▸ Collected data

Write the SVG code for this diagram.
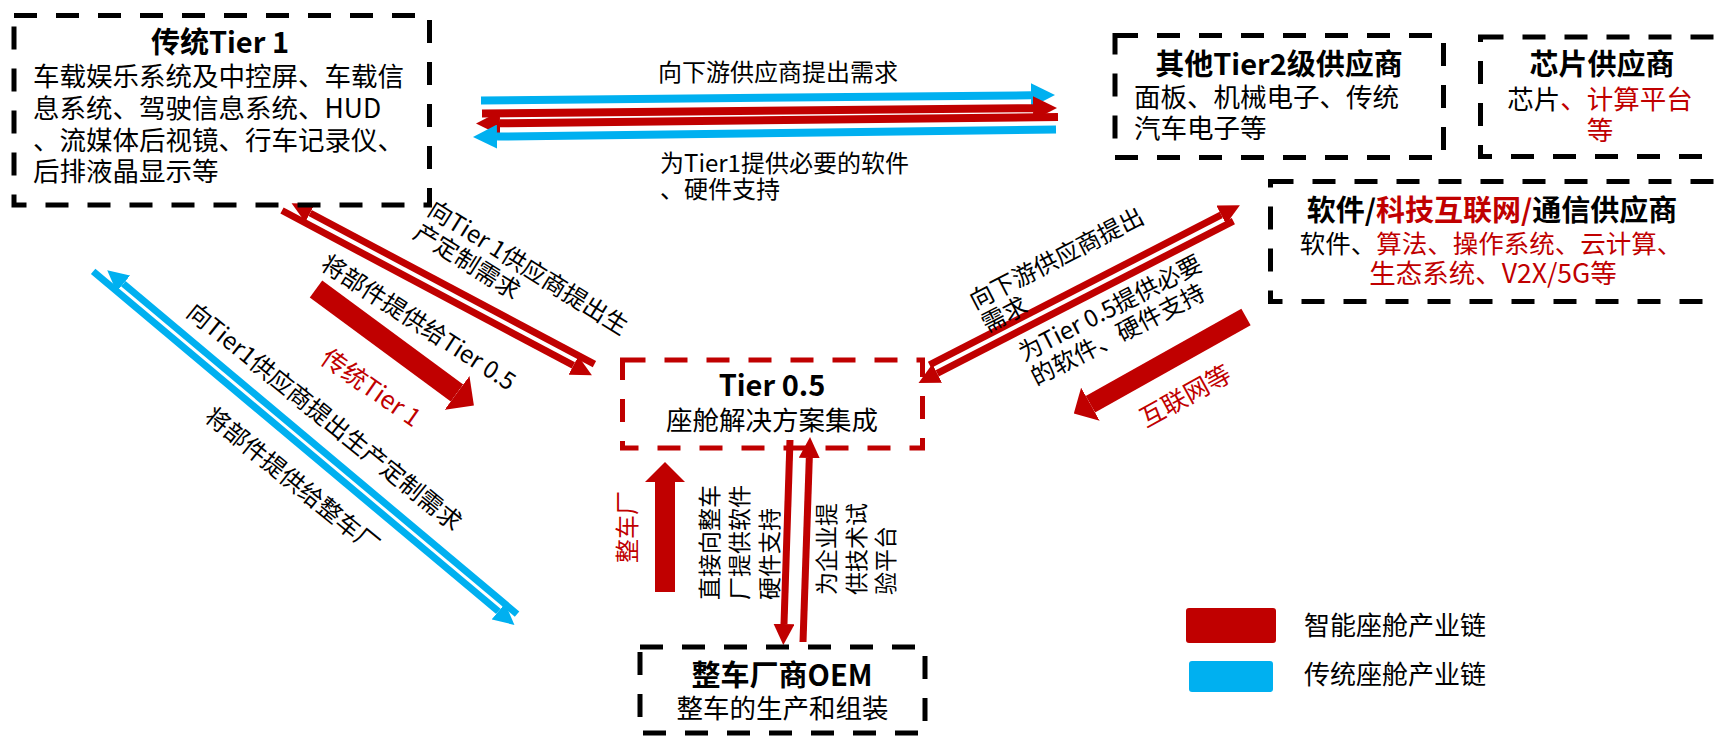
<svg xmlns="http://www.w3.org/2000/svg" width="1714" height="738" viewBox="0 0 1714 738">
<style>
.t{font-family:"Noto Sans CJK SC","Noto Sans",sans-serif;fill:#000}
.ttl{font-size:29px;font-weight:700;text-anchor:middle}
.bd{font-size:26.5px}
.lb{font-size:24px}
.c{text-anchor:middle}
.red{fill:#C00000}
.box{fill:none;stroke:#000;stroke-width:5;stroke-dasharray:23 19}
.rbox{fill:none;stroke:#C00000;stroke-width:5;stroke-dasharray:23 19}
.lr{stroke:#C00000;fill:none}
.lbl{stroke:#00B0F0;fill:none}
</style>
<defs>
<marker id="hR" viewBox="0 0 10 10" refX="0" refY="5" markerWidth="3" markerHeight="3" markerUnits="strokeWidth" orient="auto"><path d="M0,0 L10,5 L0,10 z" fill="#C00000"/></marker>
<marker id="hB" viewBox="0 0 10 10" refX="0" refY="5" markerWidth="3" markerHeight="3" markerUnits="strokeWidth" orient="auto"><path d="M0,0 L10,5 L0,10 z" fill="#00B0F0"/></marker>
<marker id="hBig" viewBox="0 0 10 20" refX="0" refY="10" markerWidth="1" markerHeight="2" markerUnits="strokeWidth" orient="auto"><path d="M0,0 L10,10 L0,20 z" fill="#C00000"/></marker>
</defs>

<g id="connectors">
  <!-- top horizontal pairs -->
  <line class="lbl" x1="481" y1="100.5" x2="1031" y2="95.3" stroke-width="8" marker-end="url(#hB)"/>
  <line class="lr" x1="482" y1="113.5" x2="1033" y2="108.2" stroke-width="8" marker-end="url(#hR)"/>
  <line class="lr" x1="1058" y1="117" x2="500" y2="123.3" stroke-width="8" marker-end="url(#hR)"/>
  <line class="lbl" x1="1056" y1="129.5" x2="497" y2="136.6" stroke-width="8" marker-end="url(#hB)"/>
  <!-- Tier1 <-> Tier0.5 red pair -->
  <g transform="translate(289,208) rotate(28)">
    <line class="lr" x1="343" y1="-5.5" x2="21" y2="-5.5" stroke-width="7" marker-end="url(#hR)"/>
    <line class="lr" x1="-5" y1="5.5" x2="325" y2="5.5" stroke-width="7" marker-end="url(#hR)"/>
  </g>
  <!-- blue pair Tier1 <-> OEM -->
  <g transform="translate(104,274) rotate(40)">
    <line class="lbl" x1="535" y1="-5" x2="21" y2="-5" stroke-width="7" marker-end="url(#hB)"/>
    <line class="lbl" x1="-10" y1="5" x2="519" y2="5" stroke-width="7" marker-end="url(#hB)"/>
  </g>
  <!-- big red Tier1 -> Tier0.5 -->
  <line class="lr" x1="316" y1="289" x2="457" y2="393" stroke-width="21" marker-end="url(#hBig)"/>
  <!-- big red OEM -> Tier0.5 -->
  <line class="lr" x1="665" y1="592" x2="665" y2="482" stroke-width="20" marker-end="url(#hBig)"/>
  <!-- thin vertical pair -->
  <line class="lr" x1="790" y1="440" x2="784" y2="624" stroke-width="7" marker-end="url(#hR)"/>
  <line class="lr" x1="803" y1="642" x2="809.3" y2="458" stroke-width="7" marker-end="url(#hR)"/>
  <!-- software pair -->
  <g transform="translate(916,378) rotate(-27.2)">
    <line class="lr" x1="18" y1="-5.5" x2="346" y2="-5.5" stroke-width="7" marker-end="url(#hR)"/>
    <line class="lr" x1="354" y1="5.5" x2="21" y2="5.5" stroke-width="7" marker-end="url(#hR)"/>
  </g>
  <!-- big red internet -> Tier0.5 -->
  <line class="lr" x1="1246" y1="317" x2="1090.4" y2="404.2" stroke-width="19" marker-end="url(#hBig)"/>
</g>

<g id="labels">
  <text class="t lb" x="658" y="81">向下游供应商提出需求</text>
  <text class="t lb" x="660" y="172">为Tier1提供必要的软件</text>
  <text class="t lb" x="660" y="198">、硬件支持</text>
  <text class="t lb" transform="translate(426,214) rotate(32)"><tspan x="0" y="0">向Tier 1供应商提出生</tspan><tspan x="0" y="27">产定制需求</tspan></text>
  <text class="t lb" transform="translate(319,268) rotate(33)">将部件提供给Tier 0.5</text>
  <text class="t red" style="font-size:25px" transform="translate(319,362) rotate(35)">传统Tier 1</text>
  <text class="t lb" transform="translate(185,315) rotate(39)">向Tier1供应商提出生产定制需求</text>
  <text class="t lb" transform="translate(203,419) rotate(39)">将部件提供给整车厂</text>
  <text class="t lb" transform="translate(975,310) rotate(-27.2)"><tspan x="0" y="0">向下游供应商提出</tspan><tspan x="0" y="26">需求</tspan></text>
  <text class="t lb" transform="translate(1024,362) rotate(-27.2)"><tspan x="0" y="0">为Tier 0.5提供必要</tspan><tspan x="0" y="27">的软件、硬件支持</tspan></text>
  <text class="t red" style="font-size:25px" transform="translate(1146,428) rotate(-29)">互联网等</text>
  <text class="t" style="font-size:23px" transform="translate(718,600) rotate(-90)"><tspan x="0" y="0">直接向整车</tspan><tspan x="0" y="30">厂提供软件</tspan><tspan x="0" y="60">硬件支持</tspan></text>
  <text class="t" style="font-size:23px" transform="translate(835,595) rotate(-90)"><tspan x="0" y="0">为企业提</tspan><tspan x="0" y="29.5">供技术试</tspan><tspan x="0" y="59">验平台</tspan></text>
  <text class="t red" style="font-size:24px" transform="translate(636,563) rotate(-90)">整车厂</text>
</g>

<g id="tier1">
  <rect class="box" x="14" y="15.5" width="415.5" height="189.5"/>
  <text class="t ttl" x="220" y="53">传统Tier 1</text>
  <text class="t bd" x="33" y="86">车载娱乐系统及中控屏、车载信</text>
  <text class="t bd" x="33" y="118">息系统、驾驶信息系统、HUD</text>
  <text class="t bd" x="33" y="150">、流媒体后视镜、行车记录仪、</text>
  <text class="t bd" x="33" y="181">后排液晶显示等</text>
</g>

<g id="tier2">
  <rect class="box" x="1115" y="35.5" width="328.5" height="122"/>
  <text class="t ttl" x="1279" y="75">其他Tier2级供应商</text>
  <text class="t bd" x="1134" y="106.5">面板、机械电子、传统</text>
  <text class="t bd" x="1134" y="138">汽车电子等</text>
</g>

<g id="chip">
  <rect class="box" x="1480.5" y="37" width="240" height="119.5"/>
  <text class="t ttl" x="1602" y="75">芯片供应商</text>
  <text class="t bd c" x="1600" y="108.5">芯片<tspan class="red">、计算平台</tspan></text>
  <text class="t bd c red" x="1600" y="139.5">等</text>
</g>

<g id="software">
  <rect class="box" x="1270.5" y="181.5" width="450" height="120"/>
  <text class="t ttl" x="1492" y="221">软件/<tspan class="red">科技互联网/</tspan>通信供应商</text>
  <text class="t bd c" style="font-size:25.5px" x="1491" y="253">软件、<tspan class="red">算法、操作系统、云计算、</tspan></text>
  <text class="t bd c red" x="1493" y="283">生态系统、V2X/5G等</text>
</g>

<g id="tier05">
  <rect class="rbox" x="622.5" y="360" width="300" height="88"/>
  <text class="t ttl" x="772" y="396">Tier 0.5</text>
  <text class="t bd c" x="772" y="430">座舱解决方案集成</text>
</g>

<g id="oem">
  <rect class="box" x="640" y="647" width="285" height="86"/>
  <text class="t ttl" x="782" y="686">整车厂商OEM</text>
  <text class="t bd c" x="782.5" y="718">整车的生产和组装</text>
</g>

<g id="legend">
  <rect x="1186" y="608" width="90" height="35" rx="3" fill="#C00000"/>
  <rect x="1189" y="661" width="84" height="31" rx="3" fill="#00B0F0"/>
  <text class="t bd" style="font-size:26px" x="1304" y="635">智能座舱产业链</text>
  <text class="t bd" style="font-size:26px" x="1304" y="684">传统座舱产业链</text>
</g>
</svg>
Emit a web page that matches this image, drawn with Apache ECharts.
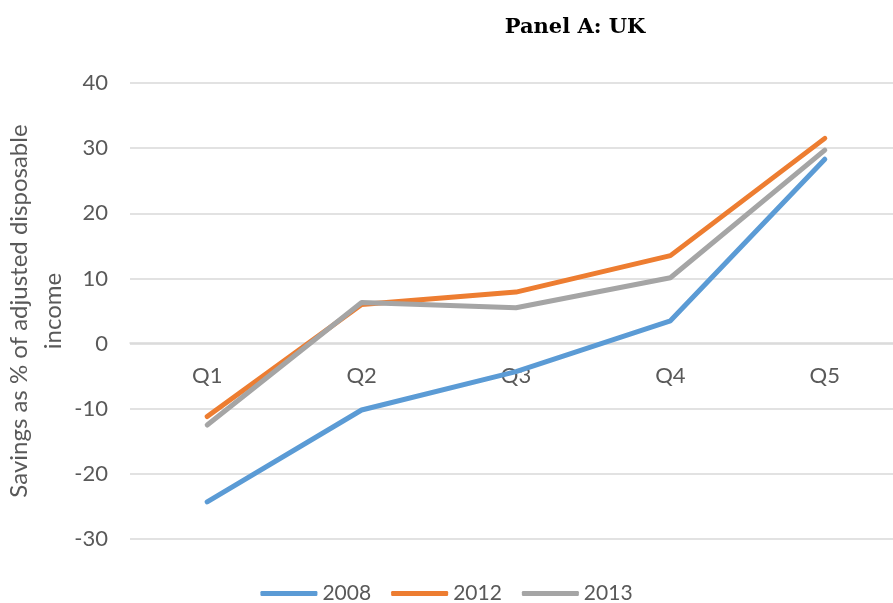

▸ Job
Give only the number of lines in the data that include the string "this".

▸ The result
2